start GIVEN MATERIAL
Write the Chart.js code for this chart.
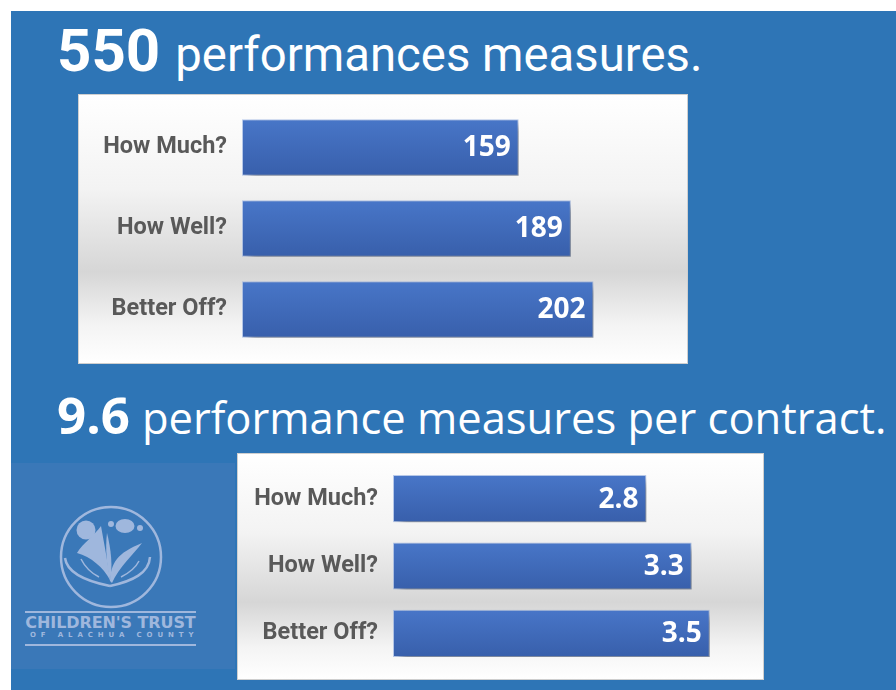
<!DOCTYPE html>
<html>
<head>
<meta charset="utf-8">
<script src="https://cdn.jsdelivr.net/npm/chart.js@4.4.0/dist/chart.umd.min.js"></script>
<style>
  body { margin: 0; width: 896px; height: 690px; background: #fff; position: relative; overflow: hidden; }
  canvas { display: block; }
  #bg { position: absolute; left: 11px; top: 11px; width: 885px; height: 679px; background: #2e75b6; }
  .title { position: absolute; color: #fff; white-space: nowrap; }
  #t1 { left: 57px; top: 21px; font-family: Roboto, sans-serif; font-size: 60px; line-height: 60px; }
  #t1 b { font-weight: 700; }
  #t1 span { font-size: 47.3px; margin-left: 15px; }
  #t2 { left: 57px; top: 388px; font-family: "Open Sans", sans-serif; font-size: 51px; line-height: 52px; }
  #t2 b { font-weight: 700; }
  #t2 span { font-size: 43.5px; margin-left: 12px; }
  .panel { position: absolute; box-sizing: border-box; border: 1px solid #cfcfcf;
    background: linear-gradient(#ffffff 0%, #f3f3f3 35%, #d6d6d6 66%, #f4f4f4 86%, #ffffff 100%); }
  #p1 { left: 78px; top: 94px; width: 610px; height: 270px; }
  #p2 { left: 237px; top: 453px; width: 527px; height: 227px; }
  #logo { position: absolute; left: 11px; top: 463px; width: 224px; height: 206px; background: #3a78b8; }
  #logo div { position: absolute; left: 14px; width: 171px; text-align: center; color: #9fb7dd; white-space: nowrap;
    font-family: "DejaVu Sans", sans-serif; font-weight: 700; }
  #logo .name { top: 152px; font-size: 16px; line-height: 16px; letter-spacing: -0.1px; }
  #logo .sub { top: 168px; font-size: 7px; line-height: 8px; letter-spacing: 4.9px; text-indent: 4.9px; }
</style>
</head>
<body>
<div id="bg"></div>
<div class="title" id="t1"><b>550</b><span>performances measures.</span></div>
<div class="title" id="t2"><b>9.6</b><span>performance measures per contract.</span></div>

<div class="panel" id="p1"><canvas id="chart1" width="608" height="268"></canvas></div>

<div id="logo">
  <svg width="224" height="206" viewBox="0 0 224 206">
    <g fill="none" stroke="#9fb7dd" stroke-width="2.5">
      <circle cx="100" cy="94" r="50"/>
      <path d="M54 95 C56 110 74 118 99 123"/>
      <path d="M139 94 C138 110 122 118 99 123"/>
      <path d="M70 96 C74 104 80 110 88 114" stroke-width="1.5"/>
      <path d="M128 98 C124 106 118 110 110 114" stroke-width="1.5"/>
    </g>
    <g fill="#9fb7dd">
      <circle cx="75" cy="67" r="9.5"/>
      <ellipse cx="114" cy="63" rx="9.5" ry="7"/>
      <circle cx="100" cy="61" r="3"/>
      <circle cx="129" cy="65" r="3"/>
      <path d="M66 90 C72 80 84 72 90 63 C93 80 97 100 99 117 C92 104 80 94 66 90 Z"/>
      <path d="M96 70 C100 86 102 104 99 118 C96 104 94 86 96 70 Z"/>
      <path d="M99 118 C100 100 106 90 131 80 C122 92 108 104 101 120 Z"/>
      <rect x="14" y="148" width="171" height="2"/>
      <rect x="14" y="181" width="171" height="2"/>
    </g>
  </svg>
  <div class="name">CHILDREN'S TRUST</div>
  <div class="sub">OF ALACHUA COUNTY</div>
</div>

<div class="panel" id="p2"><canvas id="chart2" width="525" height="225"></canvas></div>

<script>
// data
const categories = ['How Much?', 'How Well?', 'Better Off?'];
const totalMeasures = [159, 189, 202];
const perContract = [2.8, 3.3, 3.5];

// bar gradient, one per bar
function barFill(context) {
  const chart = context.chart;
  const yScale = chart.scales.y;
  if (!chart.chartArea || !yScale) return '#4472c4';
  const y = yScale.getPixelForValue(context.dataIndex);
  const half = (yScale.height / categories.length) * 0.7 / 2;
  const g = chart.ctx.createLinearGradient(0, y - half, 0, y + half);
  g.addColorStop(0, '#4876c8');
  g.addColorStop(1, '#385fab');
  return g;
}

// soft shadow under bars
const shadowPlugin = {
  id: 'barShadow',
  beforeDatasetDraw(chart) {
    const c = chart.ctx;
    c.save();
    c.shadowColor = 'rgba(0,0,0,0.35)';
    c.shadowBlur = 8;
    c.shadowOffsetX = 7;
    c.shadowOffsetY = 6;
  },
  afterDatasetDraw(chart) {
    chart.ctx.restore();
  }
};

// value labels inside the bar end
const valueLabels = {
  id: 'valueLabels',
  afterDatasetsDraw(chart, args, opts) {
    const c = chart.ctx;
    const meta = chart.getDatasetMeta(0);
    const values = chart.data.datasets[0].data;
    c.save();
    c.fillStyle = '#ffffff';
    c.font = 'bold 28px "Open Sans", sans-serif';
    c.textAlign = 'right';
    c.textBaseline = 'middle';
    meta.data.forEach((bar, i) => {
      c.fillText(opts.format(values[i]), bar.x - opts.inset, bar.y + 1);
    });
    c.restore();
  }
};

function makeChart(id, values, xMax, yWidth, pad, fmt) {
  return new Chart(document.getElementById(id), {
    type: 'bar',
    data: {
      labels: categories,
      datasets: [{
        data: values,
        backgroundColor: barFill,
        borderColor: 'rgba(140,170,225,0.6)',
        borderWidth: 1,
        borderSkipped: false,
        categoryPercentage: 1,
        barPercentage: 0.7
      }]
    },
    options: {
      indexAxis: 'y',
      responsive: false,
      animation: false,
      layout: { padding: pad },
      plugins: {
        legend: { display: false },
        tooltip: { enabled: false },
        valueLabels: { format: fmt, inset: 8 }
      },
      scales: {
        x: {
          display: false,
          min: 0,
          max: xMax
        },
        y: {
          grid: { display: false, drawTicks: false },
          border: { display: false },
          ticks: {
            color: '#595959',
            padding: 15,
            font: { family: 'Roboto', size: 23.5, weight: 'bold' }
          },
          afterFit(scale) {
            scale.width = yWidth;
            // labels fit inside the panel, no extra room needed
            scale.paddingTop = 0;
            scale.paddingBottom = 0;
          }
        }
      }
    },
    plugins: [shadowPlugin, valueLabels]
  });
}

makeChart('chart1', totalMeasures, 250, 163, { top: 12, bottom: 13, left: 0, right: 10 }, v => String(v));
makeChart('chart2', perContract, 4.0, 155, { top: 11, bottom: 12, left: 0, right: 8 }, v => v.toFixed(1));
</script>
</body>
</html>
end GIVEN MATERIAL
PROBLEM REQUIREMENTS:
Copy the material shown above in full and exactly. Skip the pictures.

THE RESULT:
Write the Chart.js code for this chart.
<!DOCTYPE html>
<html>
<head>
<meta charset="utf-8">
<script src="https://cdn.jsdelivr.net/npm/chart.js@4.4.0/dist/chart.umd.min.js"></script>
<style>
  body { margin: 0; width: 896px; height: 690px; background: #fff; position: relative; overflow: hidden; }
  canvas { display: block; }
  #bg { position: absolute; left: 11px; top: 11px; width: 885px; height: 679px; background: #2e75b6; }
  .title { position: absolute; color: #fff; white-space: nowrap; }
  #t1 { left: 57px; top: 21px; font-family: Roboto, sans-serif; font-size: 60px; line-height: 60px; }
  #t1 b { font-weight: 700; }
  #t1 span { font-size: 47.3px; margin-left: 15px; }
  #t2 { left: 57px; top: 388px; font-family: "Open Sans", sans-serif; font-size: 51px; line-height: 52px; }
  #t2 b { font-weight: 700; }
  #t2 span { font-size: 43.5px; margin-left: 12px; }
  .panel { position: absolute; box-sizing: border-box; border: 1px solid #cfcfcf;
    background: linear-gradient(#ffffff 0%, #f3f3f3 35%, #d6d6d6 66%, #f4f4f4 86%, #ffffff 100%); }
  #p1 { left: 78px; top: 94px; width: 610px; height: 270px; }
  #p2 { left: 237px; top: 453px; width: 527px; height: 227px; }
  #logo { position: absolute; left: 11px; top: 463px; width: 224px; height: 206px; background: #3a78b8; }
  #logo div { position: absolute; left: 14px; width: 171px; text-align: center; color: #9fb7dd; white-space: nowrap;
    font-family: "DejaVu Sans", sans-serif; font-weight: 700; }
  #logo .name { top: 152px; font-size: 16px; line-height: 16px; letter-spacing: -0.1px; }
  #logo .sub { top: 168px; font-size: 7px; line-height: 8px; letter-spacing: 4.9px; text-indent: 4.9px; }
</style>
</head>
<body>
<div id="bg"></div>
<div class="title" id="t1"><b>550</b><span>performances measures.</span></div>
<div class="title" id="t2"><b>9.6</b><span>performance measures per contract.</span></div>

<div class="panel" id="p1"><canvas id="chart1" width="608" height="268"></canvas></div>

<div id="logo">
  <svg width="224" height="206" viewBox="0 0 224 206">
    <g fill="none" stroke="#9fb7dd" stroke-width="2.5">
      <circle cx="100" cy="94" r="50"/>
      <path d="M54 95 C56 110 74 118 99 123"/>
      <path d="M139 94 C138 110 122 118 99 123"/>
      <path d="M70 96 C74 104 80 110 88 114" stroke-width="1.5"/>
      <path d="M128 98 C124 106 118 110 110 114" stroke-width="1.5"/>
    </g>
    <g fill="#9fb7dd">
      <circle cx="75" cy="67" r="9.5"/>
      <ellipse cx="114" cy="63" rx="9.5" ry="7"/>
      <circle cx="100" cy="61" r="3"/>
      <circle cx="129" cy="65" r="3"/>
      <path d="M66 90 C72 80 84 72 90 63 C93 80 97 100 99 117 C92 104 80 94 66 90 Z"/>
      <path d="M96 70 C100 86 102 104 99 118 C96 104 94 86 96 70 Z"/>
      <path d="M99 118 C100 100 106 90 131 80 C122 92 108 104 101 120 Z"/>
      <rect x="14" y="148" width="171" height="2"/>
      <rect x="14" y="181" width="171" height="2"/>
    </g>
  </svg>
  <div class="name">CHILDREN'S TRUST</div>
  <div class="sub">OF ALACHUA COUNTY</div>
</div>

<div class="panel" id="p2"><canvas id="chart2" width="525" height="225"></canvas></div>

<script>
// data
const categories = ['How Much?', 'How Well?', 'Better Off?'];
const totalMeasures = [159, 189, 202];
const perContract = [2.8, 3.3, 3.5];

// bar gradient, one per bar
function barFill(context) {
  const chart = context.chart;
  const yScale = chart.scales.y;
  if (!chart.chartArea || !yScale) return '#4472c4';
  const y = yScale.getPixelForValue(context.dataIndex);
  const half = (yScale.height / categories.length) * 0.7 / 2;
  const g = chart.ctx.createLinearGradient(0, y - half, 0, y + half);
  g.addColorStop(0, '#4876c8');
  g.addColorStop(1, '#385fab');
  return g;
}

// soft shadow under bars
const shadowPlugin = {
  id: 'barShadow',
  beforeDatasetDraw(chart) {
    const c = chart.ctx;
    c.save();
    c.shadowColor = 'rgba(0,0,0,0.35)';
    c.shadowBlur = 8;
    c.shadowOffsetX = 7;
    c.shadowOffsetY = 6;
  },
  afterDatasetDraw(chart) {
    chart.ctx.restore();
  }
};

// value labels inside the bar end
const valueLabels = {
  id: 'valueLabels',
  afterDatasetsDraw(chart, args, opts) {
    const c = chart.ctx;
    const meta = chart.getDatasetMeta(0);
    const values = chart.data.datasets[0].data;
    c.save();
    c.fillStyle = '#ffffff';
    c.font = 'bold 28px "Open Sans", sans-serif';
    c.textAlign = 'right';
    c.textBaseline = 'middle';
    meta.data.forEach((bar, i) => {
      c.fillText(opts.format(values[i]), bar.x - opts.inset, bar.y + 1);
    });
    c.restore();
  }
};

function makeChart(id, values, xMax, yWidth, pad, fmt) {
  return new Chart(document.getElementById(id), {
    type: 'bar',
    data: {
      labels: categories,
      datasets: [{
        data: values,
        backgroundColor: barFill,
        borderColor: 'rgba(140,170,225,0.6)',
        borderWidth: 1,
        borderSkipped: false,
        categoryPercentage: 1,
        barPercentage: 0.7
      }]
    },
    options: {
      indexAxis: 'y',
      responsive: false,
      animation: false,
      layout: { padding: pad },
      plugins: {
        legend: { display: false },
        tooltip: { enabled: false },
        valueLabels: { format: fmt, inset: 8 }
      },
      scales: {
        x: {
          display: false,
          min: 0,
          max: xMax
        },
        y: {
          grid: { display: false, drawTicks: false },
          border: { display: false },
          ticks: {
            color: '#595959',
            padding: 15,
            font: { family: 'Roboto', size: 23.5, weight: 'bold' }
          },
          afterFit(scale) {
            scale.width = yWidth;
            // labels fit inside the panel, no extra room needed
            scale.paddingTop = 0;
            scale.paddingBottom = 0;
          }
        }
      }
    },
    plugins: [shadowPlugin, valueLabels]
  });
}

makeChart('chart1', totalMeasures, 250, 163, { top: 12, bottom: 13, left: 0, right: 10 }, v => String(v));
makeChart('chart2', perContract, 4.0, 155, { top: 11, bottom: 12, left: 0, right: 8 }, v => v.toFixed(1));
</script>
</body>
</html>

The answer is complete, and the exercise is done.